Dos noches tristes
En Iguala se mezclaron las acciones de policías, narcotraficantes y políticos locales
La noche triste es un concepto antiguo, cerrado. Me evoca a Cortés llorando en un ahuehuete la derrota de sus tropas por los ejércitos de Moctezuma. Es un momento relevante de la compleja construcción nacional mexicana. Negación-aceptación de la conquista, aceptación-negación de los indios. Ver al conquistador derrotado, huyendo, es tal vez el último momento antes de la producción del mestizaje, del nacimiento de un algo nuevo que forma, que duele y terminó por imponerse. Para quienes fuimos educados con intencionalidad nacionalista, hablar de la noche triste significa. En el recuerdo infantil, sugiere la posibilidad de haber sido nosotros mismos, sin dominación. Constructores de un algo distinto. Los años, las lecturas, la marcha misma de las cosas, borraron la simpleza de las lecciones recibidas, pero no la imagen del poderoso llorando, aislado, huido. Llamar a unos hechos tristes es común. Rodearlos en la idea de una noche y llamar al conjunto así, noche triste, lo es menos.
Este nombre parecía asignado a un tiempo y lugar particulares y remotos. Tal vez constitutivos. Generaciones pasaron que no reasignamos significados. Para lo lamentable, lo doloroso, lo ingrato, acuñamos o usamos otras expresiones. No es que no hayamos tenido otras noches tristísimas. Sólo que se les llamó por ellas mismas, por los lugares en que los hechos se realizaron, por quienes en ellas intervinieron, por algo definitorio propio.
La noche triste que está en mis recuerdos es la de un poderoso hombre llorando en un árbol que, en su etimología náhuatl, nunca envejece
Los tiempos cambian y los hechos no quedan más contenidos con las adjetivaciones comunes. Al repetir y repetir que algo es grave, gravísimo, inédito, o que no tiene precedentes, las palabras han perdido fuerza. La magnitud se relativizó. El parámetro para contrastar las cosas una y otra vez, dejó de tener sentido. Las imágenes de lo sucedido, la narración de lo pasado, lo dicho y repetido, termina por decir poco. Todo se hace costumbre. La cotidianeidad se impone. Cada cual está más en lo suyo, cada vez más reducido, suponiéndose así más seguro. Las frases adjetivadas no dan cuenta del dolor, de la frustración, del temor fundado.

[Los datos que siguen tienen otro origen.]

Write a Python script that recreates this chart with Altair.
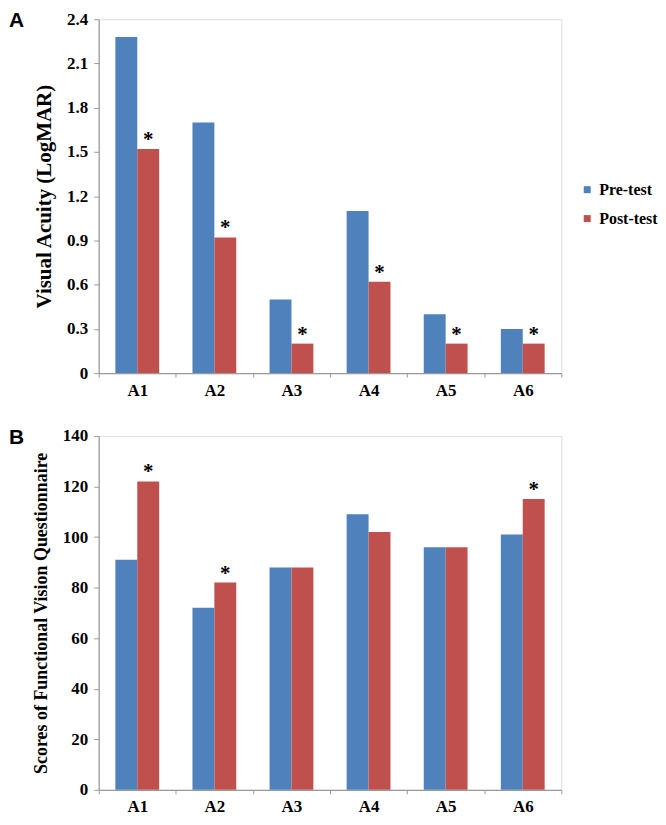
import altair as alt
import pandas as pd

patients = ["A1", "A2", "A3", "A4", "A5", "A6"]
groups = ["Pre-test", "Post-test"]
colors = ["#4F81BD", "#C0504D"]

va_pre = [2.28, 1.70, 0.50, 1.10, 0.40, 0.30]
va_post = [1.52, 0.92, 0.20, 0.62, 0.20, 0.20]
va_sig = [True, True, True, True, True, True]
va_ticks = [0, 0.3, 0.6, 0.9, 1.2, 1.5, 1.8, 2.1, 2.4]

fvq_pre = [91, 72, 88, 109, 96, 101]
fvq_post = [122, 82, 88, 102, 96, 115]
fvq_sig = [True, True, False, False, False, True]
fvq_ticks = [0, 20, 40, 60, 80, 100, 120, 140]

SERIF = "Liberation Serif"
W, H = 464, 355


def panel(pre, post, sig, ticks, ytitle, letter, title_size, fmt):
    rows = []
    for i, p in enumerate(patients):
        rows.append({"patient": p, "group": "Pre-test", "value": pre[i], "sig": False})
        rows.append({"patient": p, "group": "Post-test", "value": post[i], "sig": sig[i]})
    df = pd.DataFrame(rows)
    base = alt.Chart(df)
    x = alt.X(
        "patient:N", sort=patients, title=None,
        scale=alt.Scale(paddingInner=0, paddingOuter=0),
        axis=alt.Axis(
            tickBand="extent", labelAngle=0, labelFont=SERIF, labelFontWeight="bold",
            labelFontSize=17, labelColor="black", labelPadding=5, domainColor="#9a9a9a",
            tickColor="#9a9a9a", tickSize=4, domainWidth=1.2,
        ),
    )
    xo = alt.XOffset("group:N", sort=groups,
                     scale=alt.Scale(domain=groups, paddingOuter=0.76, paddingInner=0))
    y = alt.Y(
        "value:Q", title=ytitle,
        scale=alt.Scale(domain=[ticks[0], ticks[-1]], nice=False),
        axis=alt.Axis(
            values=ticks, grid=False, format=fmt, labelFont=SERIF, labelFontWeight="bold",
            labelFontSize=17, labelColor="black", labelPadding=6, domainColor="#9a9a9a",
            tickColor="#9a9a9a", tickSize=5, domainWidth=1.2,
            titleFont=SERIF, titleFontWeight="bold", titleFontSize=title_size,
            titleColor="black", titlePadding=12,
        ),
    )
    color = alt.Color(
        "group:N", sort=groups, scale=alt.Scale(domain=groups, range=colors),
        legend=alt.Legend(
            title=None, orient="none", legendX=482, legendY=163, padding=0,
            symbolType="square", symbolSize=49, symbolStrokeWidth=0, labelFont=SERIF,
            labelFontWeight="bold", labelFontSize=16, labelColor="black", rowPadding=13,
            labelOffset=4,
        ),
    )
    bars = base.mark_bar().encode(x=x, xOffset=xo, y=y, color=color)
    stars = base.transform_filter("datum.sig").mark_text(
        text="*", font=SERIF, fontWeight="bold", fontSize=21, baseline="middle", dy=-9,
        color="black",
    ).encode(x=x, xOffset=xo, y=y)
    lab = alt.Chart(pd.DataFrame({"t": [letter]})).mark_text(
        font="Liberation Sans", fontWeight="bold", fontSize=21, align="left",
        baseline="alphabetic", color="black",
    ).encode(x=alt.value(-90), y=alt.value(8), text="t:N")
    return alt.layer(bars, stars, lab).properties(width=W, height=H)


pa = panel(va_pre, va_post, va_sig, va_ticks, "Visual Acuity (LogMAR)", "A", 21, ".1~f")
pb = panel(fvq_pre, fvq_post, fvq_sig, fvq_ticks, "Scores of Functional Vision Questionnaire",
           "B", 18, "d")

chart = alt.vconcat(pa, pb, spacing=27).properties(
    padding={"left": 0, "top": 0, "right": 0, "bottom": -2}
).configure_view(stroke=None).configure(background="white")

chart.save("out.html", embed_options={"renderer": "svg", "actions": False})
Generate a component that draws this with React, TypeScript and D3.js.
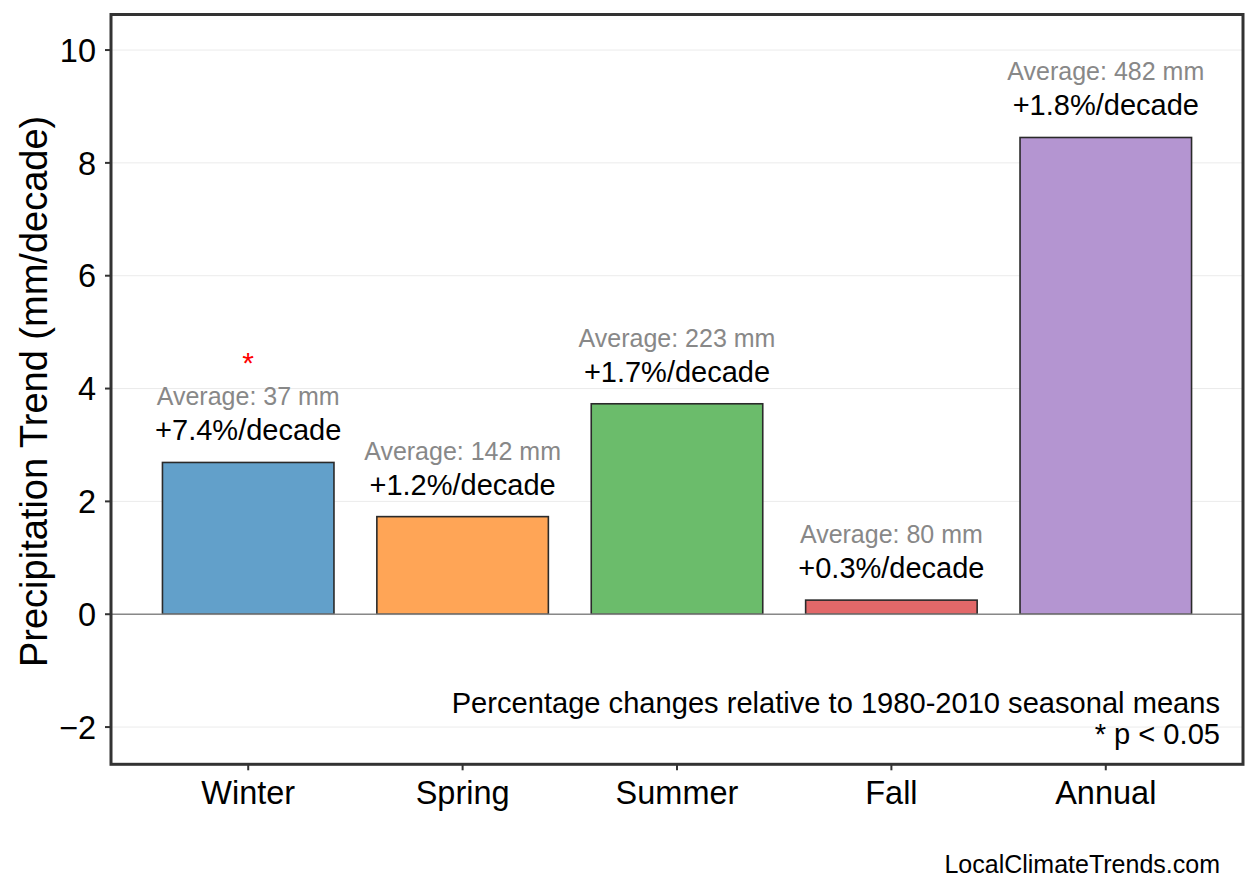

Los hechos han quedado sometidos a las palabras, a esas que dicen poco. La salida del marasmo, de la confusión, del embotamiento, tiene que darse por la reapropiación de lo que alguna vez tuvo un sentido grande, fundacional. Significar a unos hechos como noche triste tiene importancia. Hacerlo desde una posición generacional de denuncia y compromiso, es una señal de rompimiento, de búsqueda de sentido propio, de seriedad.
La noche más triste es el título del libro que Esteban Illades acaba de publicar (Grijalbo) para dar cuenta de los hechos de Ayotzinapa. Tristemente visibles, la desaparición de 43 personas y la muerte de 6 más. Más profundamente, la gran cantidad de hechos aparentemente aislados que permitieron unas y otras: la dominación política y social que mantiene pobreza y marginación, la corrupción e incompetencia de las autoridades, la connivencia de los particulares que participan y se benefician de la corrupción, la desesperanza acumulada. La puntual y documentada narración de los hechos de la noche del 26-27 de septiembre de 2014, para Esteban “la más triste”, alumbra dos ámbitos diferenciados y unificados. En ese tiempo y en el espacio de Iguala y sus alrededores, las acciones concretas de narcotraficantes, policías y políticos locales. La saña, la organización mafiosa, la mezcla de papeles. Más allá de ese tiempo y lugar, la lógica construida por muchos antes y entonces, para matar y desaparecer rivales, opositores, posibles contrincantes, de autoridades, narcos y otros más.
La noche triste que está en mis recuerdos es la de un poderoso hombre llorando en un árbol que, en su hermosa etimología náhuatl, nunca envejece. En la confusa narrativa nacionalista de mi educación primaria, hubo justicia en la derrota del invasor. La noche triste de Esteban es diferente. Es la de 49 personas destruidas por delincuentes creados o solapados desde el Estado. En ello no hay posibilidad alguna de justicia. Es la más evidente ausencia de ella. Su noche, desde luego, es más triste. Con ella debemos comprometernos.